Daniel McGinn is a senior editor at Harvard Business Review and the author of Psyched Up: How the Science of Mental Preparation Can Help You Succeed. His work in this interview centers on psychological research related to performance, pressure, and preparation.

This conversation is part of the Expert’s Academy interview series.


About the Conversation

The conversation explores pre-performance routines and why the last few minutes before a major moment can shape outcomes. McGinn discusses research suggesting that trying to calm nerves is not always helpful, and that channeling energy into the right state can be more effective.
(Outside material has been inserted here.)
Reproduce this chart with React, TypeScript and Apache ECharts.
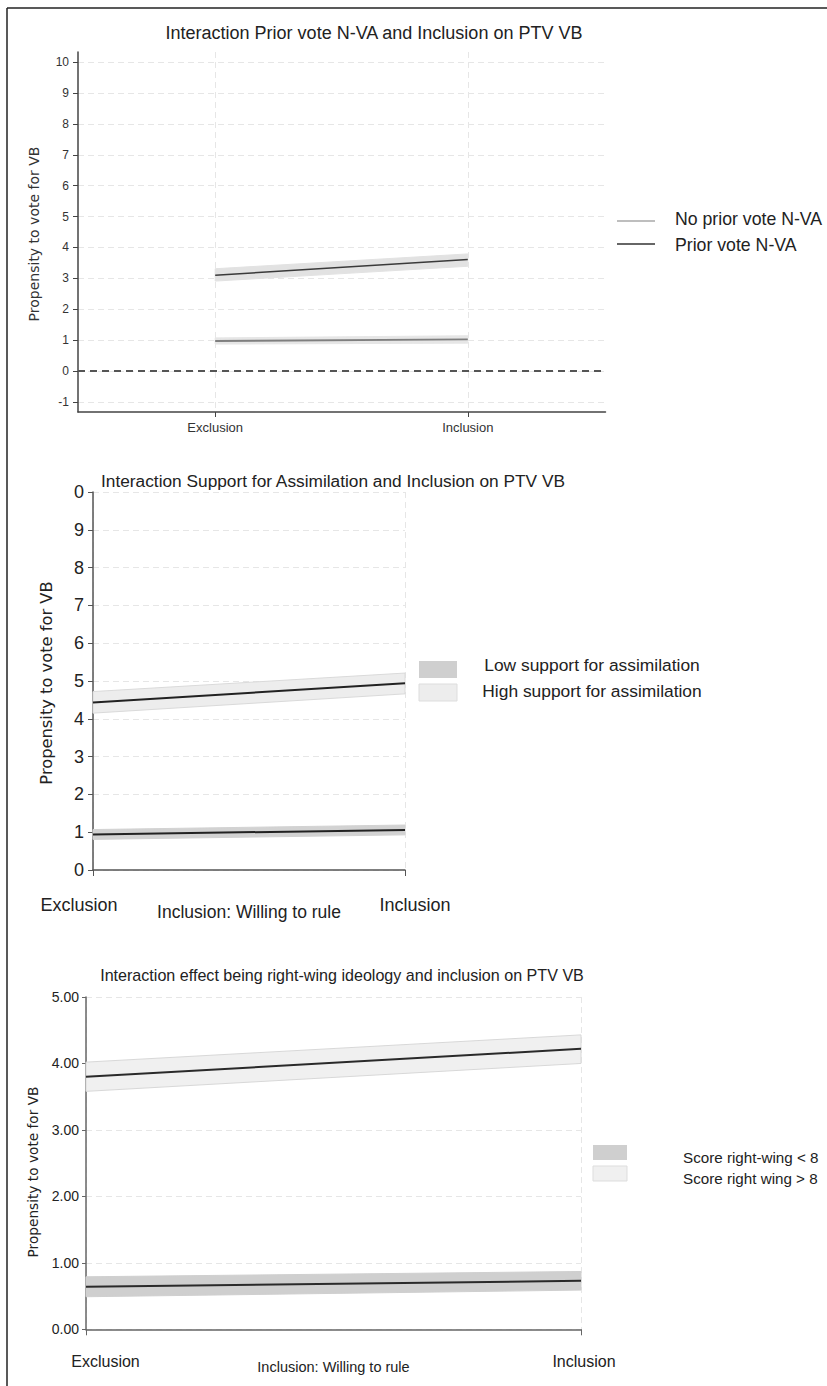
import React, { useEffect, useRef } from 'react';
import * as echarts from 'echarts';

// ---------- shared ----------
const categories = ['Exclusion', 'Inclusion'];
const xPos = [0, 1];
const yAxisName = 'Propensity to vote for VB';
const xAxisName = 'Inclusion: Willing to rule';

// ---------- panel 1 ----------
const p1Title = 'Interaction Prior vote N-VA and Inclusion on PTV VB';
const p1Names = ['No prior vote N-VA', 'Prior vote N-VA'];
const p1NoPrior = [0.97, 1.02];
const p1NoPriorLo = [0.87, 0.9];
const p1NoPriorHi = [1.07, 1.14];
const p1Prior = [3.1, 3.61];
const p1PriorLo = [2.91, 3.39];
const p1PriorHi = [3.31, 3.79];
const p1YTicks = [-1, 0, 1, 2, 3, 4, 5, 6, 7, 8, 9, 10];

// ---------- panel 2 ----------
const p2Title = 'Interaction Support for Assimilation and Inclusion on PTV VB';
const p2Names = ['Low support for assimilation', 'High support for assimilation'];
const p2Low = [0.94, 1.06];
const p2LowLo = [0.81, 0.93];
const p2LowHi = [1.07, 1.19];
const p2High = [4.43, 4.94];
const p2HighLo = [4.15, 4.66];
const p2HighHi = [4.72, 5.21];
const p2YTickLabels = ['0', '1', '2', '3', '4', '5', '6', '7', '8', '9', '0'];

// ---------- panel 3 ----------
const p3Title = 'Interaction effect being right-wing ideology and inclusion on PTV VB';
const p3Names = ['Score right-wing < 8', 'Score right wing > 8'];
const p3Low = [0.64, 0.73];
const p3LowLo = [0.49, 0.59];
const p3LowHi = [0.79, 0.87];
const p3High = [3.8, 4.22];
const p3HighLo = [3.58, 4.0];
const p3HighHi = [4.02, 4.43];

const FONT = 'Liberation Sans, Arial, sans-serif';
const FONT_Y = 'DejaVu Sans, Verdana, sans-serif';

function band(idx: number, lo: number[], hi: number[], fill: string, stroke: string) {
  return {
    type: 'custom',
    xAxisIndex: idx,
    yAxisIndex: idx,
    silent: true,
    z: 1,
    data: [[xPos[0], lo[0]]],
    renderItem: (_p: any, api: any) => {
      const top = xPos.map((x, i) => api.coord([x, hi[i]]));
      const bot = xPos.map((x, i) => api.coord([x, lo[i]])).reverse();
      return {
        type: 'polygon',
        shape: { points: [...top, ...bot] },
        style: { fill, stroke, lineWidth: 1 },
      };
    },
  };
}

function line(idx: number, name: string, vals: number[], color: string, width: number) {
  return {
    type: 'line',
    name,
    xAxisIndex: idx,
    yAxisIndex: idx,
    z: 3,
    showSymbol: false,
    symbol: 'none',
    silent: true,
    data: xPos.map((x, i) => [x, vals[i]]),
    lineStyle: { color, width },
  };
}

const dashedGrid = { show: true, lineStyle: { color: '#e6e6e6', type: [6, 4], width: 1 } };

export default function App() {
  const ref = useRef<HTMLDivElement>(null);
  useEffect(() => {
    if (!ref.current) return;
    const chart = echarts.init(ref.current, undefined, { renderer: 'svg' });
    const option: any = {
      animation: false,
      backgroundColor: '#ffffff',
      grid: [
        { left: 78, top: 52, width: 527.5, height: 360 },
        { left: 93, top: 492, width: 312, height: 378 },
        { left: 86, top: 997, width: 495, height: 332.3 },
      ],
      xAxis: [
        {
          gridIndex: 0,
          type: 'value',
          min: -0.543,
          max: 1.545,
          axisLine: { show: true, onZero: false, lineStyle: { color: '#444', width: 1.5 } },
          axisTick: { show: true, length: 5, customValues: xPos, lineStyle: { color: '#444' } },
          axisLabel: {
            customValues: xPos,
            formatter: (v: number) => categories[Math.round(v)],
            margin: 9,
            fontSize: 13,
            color: '#333',
            fontFamily: FONT,
          },
          splitLine: dashedGrid,
        },
        {
          gridIndex: 1,
          type: 'value',
          min: 0,
          max: 1,
          name: xAxisName,
          nameLocation: 'middle',
          nameGap: 33,
          nameMoveOverlap: false,
          nameTextStyle: { fontSize: 17.5, color: '#222', fontFamily: FONT },
          axisLine: { show: true, onZero: false, lineStyle: { color: '#555', width: 1.5 } },
          axisTick: { show: true, length: 6, customValues: xPos, lineStyle: { color: '#555' } },
          axisLabel: {
            customValues: xPos,
            formatter: (v: number) => (Math.round(v) === 0 ? '{a|' + categories[0] + '}' : '{b|' + categories[1] + '}'),
            margin: 26,
            rich: {
              a: { fontSize: 18, color: '#222', fontFamily: FONT, padding: [0, 28, 0, 0] },
              b: { fontSize: 18, color: '#222', fontFamily: FONT, padding: [0, 0, 4, 20] },
            },
          },
          splitLine: dashedGrid,
        },
        {
          gridIndex: 2,
          type: 'value',
          min: 0,
          max: 1,
          name: xAxisName,
          nameLocation: 'middle',
          nameGap: 30.5,
          nameMoveOverlap: false,
          nameTextStyle: { fontSize: 14.5, color: '#222', fontFamily: FONT },
          axisLine: { show: true, onZero: false, lineStyle: { color: '#666', width: 1.5 } },
          axisTick: { show: true, length: 6, customValues: xPos, lineStyle: { color: '#666' } },
          axisLabel: {
            customValues: xPos,
            formatter: (v: number) => (Math.round(v) === 0 ? '{a|' + categories[0] + '}' : '{b|' + categories[1] + '}'),
            margin: 24,
            rich: {
              a: { fontSize: 16, color: '#222', fontFamily: FONT, padding: [0, 0, 0, 39] },
              b: { fontSize: 16, color: '#222', fontFamily: FONT, padding: [0, 0, 6, 6] },
            },
          },
          splitLine: dashedGrid,
        },
      ],
      yAxis: [
        {
          gridIndex: 0,
          type: 'value',
          min: -1.33,
          max: 10.33,
          axisLine: { show: true, onZero: false, lineStyle: { color: '#444', width: 1.5 } },
          axisTick: { show: true, length: 5, customValues: p1YTicks, lineStyle: { color: '#444' } },
          axisLabel: {
            customValues: p1YTicks,
            formatter: (v: number) => String(Math.round(v)),
            margin: 9,
            fontSize: 12,
            color: '#333',
            fontFamily: FONT,
          },
          splitLine: dashedGrid,
        },
        {
          gridIndex: 1,
          type: 'value',
          min: 0,
          max: 10,
          interval: 1,
          axisLine: { show: true, onZero: false, lineStyle: { color: '#555', width: 1.5 } },
          axisTick: { show: true, length: 5, lineStyle: { color: '#555' } },
          axisLabel: {
            formatter: (v: number) => p2YTickLabels[Math.round(v)],
            margin: 9,
            fontSize: 18,
            color: '#222',
            fontFamily: FONT,
          },
          splitLine: dashedGrid,
        },
        {
          gridIndex: 2,
          type: 'value',
          min: 0,
          max: 5,
          interval: 1,
          axisLine: { show: true, onZero: false, lineStyle: { color: '#666', width: 1.5 } },
          axisTick: { show: true, length: 4, lineStyle: { color: '#666' } },
          axisLabel: {
            formatter: (v: number) => v.toFixed(2),
            margin: 7,
            fontSize: 14,
            color: '#222',
            fontFamily: FONT,
          },
          splitLine: dashedGrid,
        },
      ],
      series: [
        band(0, p1NoPriorLo, p1NoPriorHi, '#e6e6e6', '#e6e6e6'),
        band(0, p1PriorLo, p1PriorHi, '#e2e2e2', '#e2e2e2'),
        line(0, p1Names[0], p1NoPrior, '#7f7f7f', 1.8),
        {
          ...line(0, p1Names[1], p1Prior, '#3a3a3a', 1.6),
          markLine: {
            silent: true,
            symbol: 'none',
            label: { show: false },
            lineStyle: { color: '#555', type: [7, 5], width: 2 },
            data: [{ yAxis: 0 }],
          },
        },
        band(1, p2HighLo, p2HighHi, '#ededed', '#dadada'),
        band(1, p2LowLo, p2LowHi, '#d2d2d2', '#d2d2d2'),
        line(1, p2Names[1], p2High, '#222', 2),
        line(1, p2Names[0], p2Low, '#222', 2),
        band(2, p3HighLo, p3HighHi, '#f0f0f0', '#d8d8d8'),
        band(2, p3LowLo, p3LowHi, '#cfcfcf', '#cfcfcf'),
        line(2, p3Names[1], p3High, '#2a2a2a', 2),
        line(2, p3Names[0], p3Low, '#2a2a2a', 2),
      ],
      graphic: [
        // frame
        { type: 'line', shape: { x1: 7, y1: 8, x2: 827, y2: 8 }, style: { stroke: '#222', lineWidth: 1.5 } },
        { type: 'line', shape: { x1: 7, y1: 8, x2: 7, y2: 1386 }, style: { stroke: '#222', lineWidth: 1.5 } },
        // titles
        { type: 'text', x: 374, y: 33, style: { text: p1Title, align: 'center', verticalAlign: 'middle', fontSize: 18, fill: '#222', fontFamily: FONT } },
        { type: 'text', x: 333, y: 481, style: { text: p2Title, align: 'center', verticalAlign: 'middle', fontSize: 17.3, fill: '#222', fontFamily: FONT } },
        { type: 'text', x: 342, y: 975, style: { text: p3Title, align: 'center', verticalAlign: 'middle', fontSize: 16.1, fill: '#222', fontFamily: FONT } },
        // y axis names
        { type: 'text', x: 34, y: 234, rotation: Math.PI / 2, style: { text: yAxisName, align: 'center', verticalAlign: 'middle', fontSize: 14, fill: '#333', fontFamily: FONT_Y } },
        { type: 'text', x: 46, y: 683, rotation: Math.PI / 2, style: { text: yAxisName, align: 'center', verticalAlign: 'middle', fontSize: 16.3, fill: '#222', fontFamily: FONT_Y } },
        { type: 'text', x: 33, y: 1172, rotation: Math.PI / 2, style: { text: yAxisName, align: 'center', verticalAlign: 'middle', fontSize: 13.7, fill: '#222', fontFamily: FONT_Y } },
        // legend panel 1
        { type: 'line', shape: { x1: 617, y1: 221, x2: 655, y2: 221 }, style: { stroke: '#a8a8a8', lineWidth: 1.5 } },
        { type: 'line', shape: { x1: 617, y1: 244, x2: 655, y2: 244 }, style: { stroke: '#333', lineWidth: 1.5 } },
        { type: 'text', x: 675, y: 219, style: { text: p1Names[0], align: 'left', verticalAlign: 'middle', fontSize: 17.7, fill: '#222', fontFamily: FONT } },
        { type: 'text', x: 675, y: 245, style: { text: p1Names[1], align: 'left', verticalAlign: 'middle', fontSize: 17.7, fill: '#222', fontFamily: FONT } },
        // legend panel 2
        { type: 'rect', shape: { x: 419, y: 661, width: 38, height: 17 }, style: { fill: '#cfcfcf' } },
        { type: 'rect', shape: { x: 419, y: 684, width: 38, height: 17 }, style: { fill: '#ededed', stroke: '#dddddd', lineWidth: 1 } },
        { type: 'text', x: 592, y: 665, style: { text: p2Names[0], align: 'center', verticalAlign: 'middle', fontSize: 17.4, fill: '#222', fontFamily: FONT } },
        { type: 'text', x: 592, y: 691, style: { text: p2Names[1], align: 'center', verticalAlign: 'middle', fontSize: 17.4, fill: '#222', fontFamily: FONT } },
        // legend panel 3
        { type: 'rect', shape: { x: 593, y: 1145, width: 34, height: 15 }, style: { fill: '#cfcfcf' } },
        { type: 'rect', shape: { x: 593, y: 1166, width: 34, height: 15 }, style: { fill: '#f0f0f0', stroke: '#dddddd', lineWidth: 1 } },
        { type: 'text', x: 683, y: 1157, style: { text: p3Names[0], align: 'left', verticalAlign: 'middle', fontSize: 15.2, fill: '#222', fontFamily: FONT } },
        { type: 'text', x: 683, y: 1178, style: { text: p3Names[1], align: 'left', verticalAlign: 'middle', fontSize: 15.2, fill: '#222', fontFamily: FONT } },
      ],
    };
    chart.setOption(option);
    return () => chart.dispose();
  }, []);
  return (
    <div
      ref={ref}
      style={{ position: 'absolute', left: 0, top: 0, width: 827, height: 1386, background: '#fff' }}
    />
  );
}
He shares examples drawn from his reporting, including how West Point cadets build confidence and how performers and teams use small rituals to enter the right mindset. The discussion also covers preparation for public speaking, including the value and limits of “autopilot,” and why a ritual can sometimes outperform last-minute rehearsal.

The tone is grounded in examples and research rather than hype. The focus stays on how people reliably get into the state they need when the stakes are high.

Key Themes

  • Pre-performance routines and rituals
  • Anxiety, excitement, and energy management
  • Mental preparation for public speaking
  • Small behaviors that shape confidence

Highlighted Quote

“There’s no light switch you can turn on and off, it’s more like a stereo you’re trying to tune. You crank down your anxiety and crank up the confidence to get your energy level appropriate for what you’re doing.”

Selected Notes

  • Why routines work across many performance settings
  • Confidence-building examples from high-pressure environments
  • Ritual vs rehearsal in the final minutes
  • What preparation looks like right before speaking

Recording

Why It’s Included

This conversation is preserved for its clear, research-informed breakdown of mental preparation. It offers a practical way to think about pressure as something to tune, not eliminate.